15 thoughts on “The Sequestered Baker

    • I followed the link and tried them. It isn’t one bowl though as the weird flax mixture and the other fluids are mixed seperate. I don’t run to gluten free so had to do a lot of subs and then had no coconut so stuck in pumpkin seeds and ginger blast pieces. We shall see😏

      Liked by 1 person

  1. Another wonderful post honoring the things we got from our parents. My love of food and cooking certainly comes from my mother and grandmothers and like you, my sisters and I always talk and share recipes. My daughter isn’t much of a cook but she makes an effort now and then. Thanks for the cookie recipe!

    Liked by 1 person

  2. Isn’t that interesting that your mother also didn’t know how to cook. Mine neither as her mother worked full time on the farm after my grampa was injured.
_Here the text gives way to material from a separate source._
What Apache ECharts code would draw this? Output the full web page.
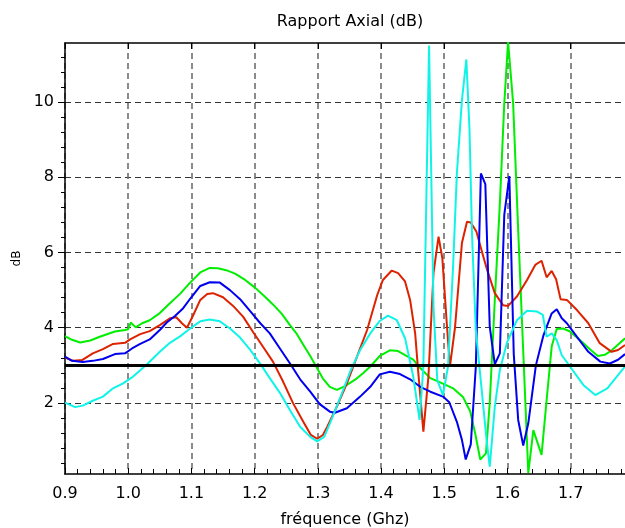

She remembers baking bread with grampa but her mom still did the cooking and apparently wasn’t into teaching her daughter after spending the day behind the plough. So my dad taught her.
    I also love to bake. It’s one of my happy spots and like you I am married to a tall skinny guy that eats whatever whenever. So I bake and he eats. My rule to myself is one fresh “whatever” that day and then nothing again till I bake again.

    Liked by 1 person

  3. Louise, how wonderful it is when parents leave gifts like that.
    I just love how your father tells you that baking bread really is ……
    As you say, they gave you the gifts of romantic and artistic.

    You enjoy your baking, it is something I love too.

    Liked by 1 person

  4. Thank you for the delightfully delicious culinary journey. Just made some tea biscuits using heavy cream aka whipping cream instead of butter. I froze the cream in two cup batches. Allowed it to thaw in the fridge, et voila came out moist and delicious. You have started a baking / cooking trend my dear Friend.